Copy, exactly as written, the lines that begin at the one containing "Write the D3.js code for this chart." and end at the one containing "var offsets = [35, 395, 895, 1265, 1805, 2150];". Skip any pictures in the data below.

• **Data to use**
++++++++++++++++++++
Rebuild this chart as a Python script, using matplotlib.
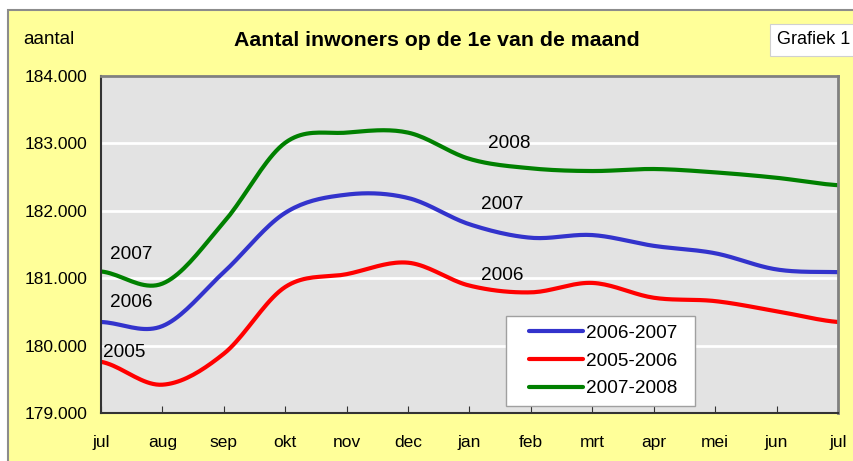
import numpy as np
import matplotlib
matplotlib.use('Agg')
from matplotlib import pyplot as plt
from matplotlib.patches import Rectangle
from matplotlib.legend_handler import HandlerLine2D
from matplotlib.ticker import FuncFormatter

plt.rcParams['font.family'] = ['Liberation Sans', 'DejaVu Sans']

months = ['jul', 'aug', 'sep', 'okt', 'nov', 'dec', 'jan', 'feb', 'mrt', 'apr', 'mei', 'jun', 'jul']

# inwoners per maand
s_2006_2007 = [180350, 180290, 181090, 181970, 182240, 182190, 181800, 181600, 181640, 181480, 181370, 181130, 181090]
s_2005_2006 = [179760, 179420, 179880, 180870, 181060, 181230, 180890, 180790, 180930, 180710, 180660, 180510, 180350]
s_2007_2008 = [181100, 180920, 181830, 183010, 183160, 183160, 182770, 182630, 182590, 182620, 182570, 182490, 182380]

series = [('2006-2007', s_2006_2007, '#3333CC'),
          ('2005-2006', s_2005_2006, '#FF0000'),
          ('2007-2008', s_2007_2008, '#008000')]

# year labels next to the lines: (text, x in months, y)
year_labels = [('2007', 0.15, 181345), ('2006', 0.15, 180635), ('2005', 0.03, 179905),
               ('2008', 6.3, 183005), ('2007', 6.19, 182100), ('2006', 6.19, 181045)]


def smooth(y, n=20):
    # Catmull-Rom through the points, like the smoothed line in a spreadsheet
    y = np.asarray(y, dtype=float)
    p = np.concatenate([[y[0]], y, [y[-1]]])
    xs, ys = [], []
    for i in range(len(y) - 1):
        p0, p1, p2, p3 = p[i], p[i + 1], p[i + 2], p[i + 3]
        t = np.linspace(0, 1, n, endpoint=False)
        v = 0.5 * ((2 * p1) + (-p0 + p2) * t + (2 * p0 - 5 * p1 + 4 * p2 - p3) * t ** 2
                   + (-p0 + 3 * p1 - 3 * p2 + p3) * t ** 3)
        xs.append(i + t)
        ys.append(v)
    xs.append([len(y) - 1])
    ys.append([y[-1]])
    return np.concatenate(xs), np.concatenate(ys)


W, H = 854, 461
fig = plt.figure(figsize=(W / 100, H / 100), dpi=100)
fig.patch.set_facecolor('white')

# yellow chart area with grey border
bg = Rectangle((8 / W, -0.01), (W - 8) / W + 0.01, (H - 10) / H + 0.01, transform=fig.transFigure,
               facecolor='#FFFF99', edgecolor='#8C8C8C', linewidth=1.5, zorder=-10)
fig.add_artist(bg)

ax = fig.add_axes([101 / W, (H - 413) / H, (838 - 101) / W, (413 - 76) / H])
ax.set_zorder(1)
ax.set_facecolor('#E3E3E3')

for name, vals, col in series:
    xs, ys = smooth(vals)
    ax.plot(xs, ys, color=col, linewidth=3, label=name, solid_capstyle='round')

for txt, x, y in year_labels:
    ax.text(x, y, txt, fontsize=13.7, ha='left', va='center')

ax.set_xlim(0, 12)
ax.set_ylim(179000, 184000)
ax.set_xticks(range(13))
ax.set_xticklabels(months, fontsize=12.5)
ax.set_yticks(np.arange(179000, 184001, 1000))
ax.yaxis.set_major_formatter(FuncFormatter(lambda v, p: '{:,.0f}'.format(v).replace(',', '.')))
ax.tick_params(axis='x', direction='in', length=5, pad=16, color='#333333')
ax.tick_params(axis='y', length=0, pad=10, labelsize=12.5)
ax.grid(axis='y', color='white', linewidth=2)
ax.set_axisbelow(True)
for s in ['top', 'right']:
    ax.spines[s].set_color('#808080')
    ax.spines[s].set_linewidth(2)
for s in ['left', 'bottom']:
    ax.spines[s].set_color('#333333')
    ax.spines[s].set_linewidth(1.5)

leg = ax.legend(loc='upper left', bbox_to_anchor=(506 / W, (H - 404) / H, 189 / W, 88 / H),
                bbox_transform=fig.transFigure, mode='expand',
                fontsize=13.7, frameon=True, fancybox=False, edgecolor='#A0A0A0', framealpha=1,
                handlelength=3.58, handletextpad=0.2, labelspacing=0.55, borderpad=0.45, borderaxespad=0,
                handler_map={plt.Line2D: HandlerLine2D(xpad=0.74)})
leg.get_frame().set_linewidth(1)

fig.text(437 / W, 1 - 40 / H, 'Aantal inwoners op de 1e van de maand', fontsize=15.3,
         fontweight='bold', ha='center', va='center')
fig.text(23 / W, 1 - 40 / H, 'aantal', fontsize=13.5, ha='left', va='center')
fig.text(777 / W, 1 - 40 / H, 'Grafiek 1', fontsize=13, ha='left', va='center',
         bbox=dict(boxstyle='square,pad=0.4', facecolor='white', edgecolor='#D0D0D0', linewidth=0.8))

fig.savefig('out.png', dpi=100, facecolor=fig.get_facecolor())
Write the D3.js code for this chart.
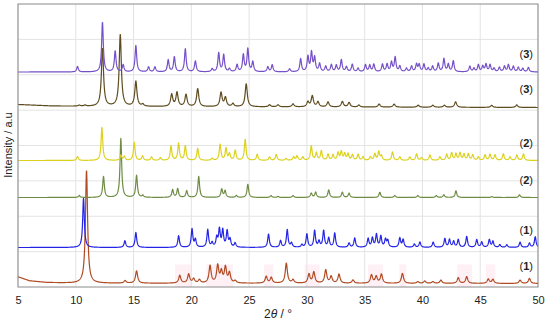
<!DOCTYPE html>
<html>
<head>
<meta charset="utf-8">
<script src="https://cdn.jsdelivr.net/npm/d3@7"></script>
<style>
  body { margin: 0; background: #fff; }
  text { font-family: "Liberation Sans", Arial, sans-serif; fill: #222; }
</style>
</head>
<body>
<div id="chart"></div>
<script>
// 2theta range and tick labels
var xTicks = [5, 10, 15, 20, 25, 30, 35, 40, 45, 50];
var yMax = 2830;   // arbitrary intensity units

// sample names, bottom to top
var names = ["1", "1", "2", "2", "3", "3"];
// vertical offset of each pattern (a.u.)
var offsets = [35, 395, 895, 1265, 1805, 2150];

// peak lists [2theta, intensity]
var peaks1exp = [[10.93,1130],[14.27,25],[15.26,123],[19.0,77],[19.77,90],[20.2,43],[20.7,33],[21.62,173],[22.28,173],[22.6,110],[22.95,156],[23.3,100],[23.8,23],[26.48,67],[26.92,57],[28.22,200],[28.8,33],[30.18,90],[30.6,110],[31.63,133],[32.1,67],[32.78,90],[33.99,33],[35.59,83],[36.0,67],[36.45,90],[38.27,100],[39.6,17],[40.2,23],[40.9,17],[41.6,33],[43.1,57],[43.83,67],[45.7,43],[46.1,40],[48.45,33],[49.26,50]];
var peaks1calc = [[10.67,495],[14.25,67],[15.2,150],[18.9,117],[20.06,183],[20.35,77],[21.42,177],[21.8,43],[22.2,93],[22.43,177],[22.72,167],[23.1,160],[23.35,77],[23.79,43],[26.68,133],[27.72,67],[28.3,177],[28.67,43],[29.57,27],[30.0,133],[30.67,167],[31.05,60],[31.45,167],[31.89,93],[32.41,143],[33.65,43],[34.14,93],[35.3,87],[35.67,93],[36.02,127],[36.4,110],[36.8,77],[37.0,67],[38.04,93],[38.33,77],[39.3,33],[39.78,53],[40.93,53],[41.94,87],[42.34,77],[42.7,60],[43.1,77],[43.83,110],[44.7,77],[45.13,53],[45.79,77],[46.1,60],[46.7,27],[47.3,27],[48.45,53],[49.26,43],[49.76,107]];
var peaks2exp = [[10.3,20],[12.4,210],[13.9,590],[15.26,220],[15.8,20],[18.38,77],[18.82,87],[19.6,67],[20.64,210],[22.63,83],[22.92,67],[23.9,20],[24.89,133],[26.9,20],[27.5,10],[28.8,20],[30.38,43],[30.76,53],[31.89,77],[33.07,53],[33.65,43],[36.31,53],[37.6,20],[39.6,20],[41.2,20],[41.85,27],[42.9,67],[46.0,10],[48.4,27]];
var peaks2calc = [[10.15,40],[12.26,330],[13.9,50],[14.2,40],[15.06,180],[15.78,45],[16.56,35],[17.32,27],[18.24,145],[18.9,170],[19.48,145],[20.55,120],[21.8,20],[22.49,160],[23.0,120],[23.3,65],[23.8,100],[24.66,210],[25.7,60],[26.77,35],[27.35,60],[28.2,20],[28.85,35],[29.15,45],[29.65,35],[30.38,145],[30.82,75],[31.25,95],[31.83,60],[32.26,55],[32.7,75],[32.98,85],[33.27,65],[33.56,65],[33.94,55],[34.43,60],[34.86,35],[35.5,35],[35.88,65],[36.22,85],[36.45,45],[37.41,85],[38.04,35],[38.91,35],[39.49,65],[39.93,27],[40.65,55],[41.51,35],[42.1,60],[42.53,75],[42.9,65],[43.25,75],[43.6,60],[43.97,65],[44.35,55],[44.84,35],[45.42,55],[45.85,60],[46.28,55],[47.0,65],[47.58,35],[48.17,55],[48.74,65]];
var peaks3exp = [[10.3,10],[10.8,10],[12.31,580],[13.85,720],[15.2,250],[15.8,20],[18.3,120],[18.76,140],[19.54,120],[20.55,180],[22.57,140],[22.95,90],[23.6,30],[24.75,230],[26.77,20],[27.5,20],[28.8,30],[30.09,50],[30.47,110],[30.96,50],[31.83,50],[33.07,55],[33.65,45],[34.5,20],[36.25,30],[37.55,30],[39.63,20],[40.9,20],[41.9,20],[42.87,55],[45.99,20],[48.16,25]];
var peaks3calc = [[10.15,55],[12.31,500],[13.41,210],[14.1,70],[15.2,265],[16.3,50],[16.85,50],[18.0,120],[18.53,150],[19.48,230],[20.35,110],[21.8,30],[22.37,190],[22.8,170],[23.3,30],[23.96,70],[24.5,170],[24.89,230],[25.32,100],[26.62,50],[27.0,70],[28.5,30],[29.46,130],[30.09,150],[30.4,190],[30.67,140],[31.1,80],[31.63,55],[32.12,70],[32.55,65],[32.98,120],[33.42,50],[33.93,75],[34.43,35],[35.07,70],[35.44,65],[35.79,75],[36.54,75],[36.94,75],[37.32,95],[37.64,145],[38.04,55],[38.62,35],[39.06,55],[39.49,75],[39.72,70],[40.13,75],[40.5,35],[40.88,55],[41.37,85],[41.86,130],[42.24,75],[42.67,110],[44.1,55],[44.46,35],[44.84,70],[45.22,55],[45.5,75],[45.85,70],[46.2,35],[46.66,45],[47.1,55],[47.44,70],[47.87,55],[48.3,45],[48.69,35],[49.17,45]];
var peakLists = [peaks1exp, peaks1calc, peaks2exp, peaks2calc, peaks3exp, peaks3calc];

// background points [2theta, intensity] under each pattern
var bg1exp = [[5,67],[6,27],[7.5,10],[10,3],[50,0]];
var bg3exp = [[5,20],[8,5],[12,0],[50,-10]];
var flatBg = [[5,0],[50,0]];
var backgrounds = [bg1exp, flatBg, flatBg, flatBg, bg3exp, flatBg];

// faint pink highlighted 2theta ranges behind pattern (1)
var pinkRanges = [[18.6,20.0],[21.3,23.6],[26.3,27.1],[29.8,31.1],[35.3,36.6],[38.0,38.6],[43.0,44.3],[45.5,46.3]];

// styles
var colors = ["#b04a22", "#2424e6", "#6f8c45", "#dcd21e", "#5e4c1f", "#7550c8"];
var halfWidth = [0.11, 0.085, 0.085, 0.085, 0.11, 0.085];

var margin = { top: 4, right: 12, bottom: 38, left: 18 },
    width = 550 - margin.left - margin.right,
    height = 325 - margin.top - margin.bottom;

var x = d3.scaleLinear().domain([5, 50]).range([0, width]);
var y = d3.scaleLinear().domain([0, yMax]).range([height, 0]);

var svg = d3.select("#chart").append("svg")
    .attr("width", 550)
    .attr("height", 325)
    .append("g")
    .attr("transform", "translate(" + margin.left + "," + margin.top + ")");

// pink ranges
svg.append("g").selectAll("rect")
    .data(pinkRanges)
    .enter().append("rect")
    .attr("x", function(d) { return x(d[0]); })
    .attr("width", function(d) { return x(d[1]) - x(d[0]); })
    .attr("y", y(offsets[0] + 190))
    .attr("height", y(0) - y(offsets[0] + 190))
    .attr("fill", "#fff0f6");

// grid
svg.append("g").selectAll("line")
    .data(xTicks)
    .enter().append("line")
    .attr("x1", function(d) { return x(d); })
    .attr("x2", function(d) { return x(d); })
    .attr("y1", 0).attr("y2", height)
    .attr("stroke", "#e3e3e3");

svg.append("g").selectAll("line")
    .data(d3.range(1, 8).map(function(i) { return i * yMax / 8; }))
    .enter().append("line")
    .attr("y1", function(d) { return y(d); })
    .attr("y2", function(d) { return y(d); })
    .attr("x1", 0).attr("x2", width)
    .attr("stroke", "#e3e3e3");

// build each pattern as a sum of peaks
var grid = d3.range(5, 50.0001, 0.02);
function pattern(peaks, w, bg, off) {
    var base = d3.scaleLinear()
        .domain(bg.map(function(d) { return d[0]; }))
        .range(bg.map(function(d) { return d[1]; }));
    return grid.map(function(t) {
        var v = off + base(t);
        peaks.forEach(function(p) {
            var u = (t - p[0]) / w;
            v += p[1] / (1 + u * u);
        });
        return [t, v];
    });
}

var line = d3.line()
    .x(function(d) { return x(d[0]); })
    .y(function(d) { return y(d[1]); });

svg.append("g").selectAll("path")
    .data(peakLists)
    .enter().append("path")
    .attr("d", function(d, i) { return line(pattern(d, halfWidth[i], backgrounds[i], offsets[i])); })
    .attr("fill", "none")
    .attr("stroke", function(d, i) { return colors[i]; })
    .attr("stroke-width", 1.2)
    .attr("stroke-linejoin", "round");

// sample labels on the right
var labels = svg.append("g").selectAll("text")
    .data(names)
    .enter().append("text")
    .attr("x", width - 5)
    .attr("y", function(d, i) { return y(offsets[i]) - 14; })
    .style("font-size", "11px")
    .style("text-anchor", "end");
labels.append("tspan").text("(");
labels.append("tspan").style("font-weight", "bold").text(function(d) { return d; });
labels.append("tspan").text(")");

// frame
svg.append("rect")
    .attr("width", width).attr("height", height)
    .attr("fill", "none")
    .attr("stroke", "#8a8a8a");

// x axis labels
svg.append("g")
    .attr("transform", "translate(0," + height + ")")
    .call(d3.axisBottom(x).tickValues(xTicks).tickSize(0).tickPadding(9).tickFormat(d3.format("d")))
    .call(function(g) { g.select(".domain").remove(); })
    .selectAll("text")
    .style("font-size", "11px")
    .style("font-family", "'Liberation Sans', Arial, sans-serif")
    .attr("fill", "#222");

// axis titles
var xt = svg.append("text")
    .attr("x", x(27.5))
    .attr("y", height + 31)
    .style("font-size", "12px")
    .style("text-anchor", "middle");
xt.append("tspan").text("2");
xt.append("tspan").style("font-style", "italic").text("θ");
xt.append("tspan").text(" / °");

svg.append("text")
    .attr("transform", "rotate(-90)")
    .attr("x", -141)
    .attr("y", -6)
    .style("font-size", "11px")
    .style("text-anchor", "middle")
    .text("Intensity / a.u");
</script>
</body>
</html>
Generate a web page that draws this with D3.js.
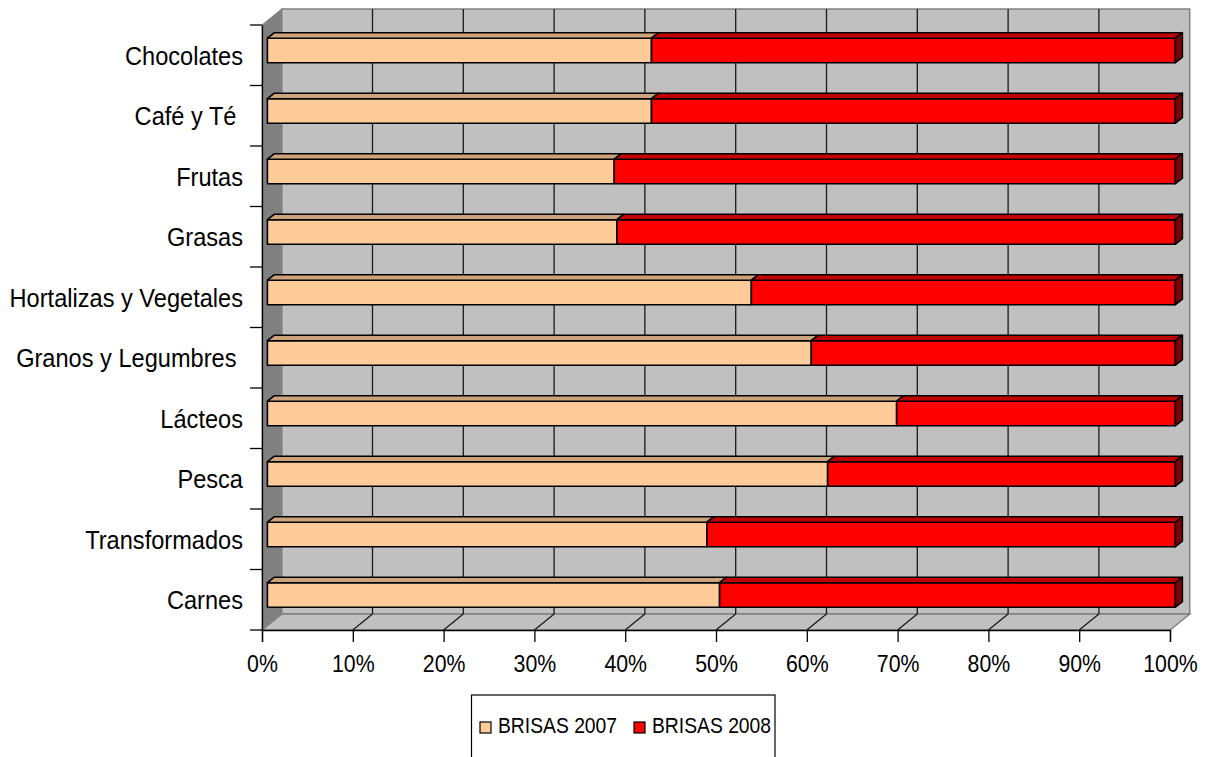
++++++++++++++++++++
• **Output**
Write the D3.js code for this chart.
<!DOCTYPE html>
<html>
<head>
<meta charset="utf-8">
<script src="https://cdn.jsdelivr.net/npm/d3@7"></script>
<style>
  body { margin: 0; background: #fff; }
  text { font-family: "Liberation Sans", Arial, sans-serif; fill: #222; }
</style>
</head>
<body>
<div id="chart"></div>
<script>
// 2theta range and tick labels
var xTicks = [5, 10, 15, 20, 25, 30, 35, 40, 45, 50];
var yMax = 2830;   // arbitrary intensity units

// sample names, bottom to top
var names = ["1", "1", "2", "2", "3", "3"];
// vertical offset of each pattern (a.u.)
var offsets = [35, 395, 895, 1265, 1805, 2150];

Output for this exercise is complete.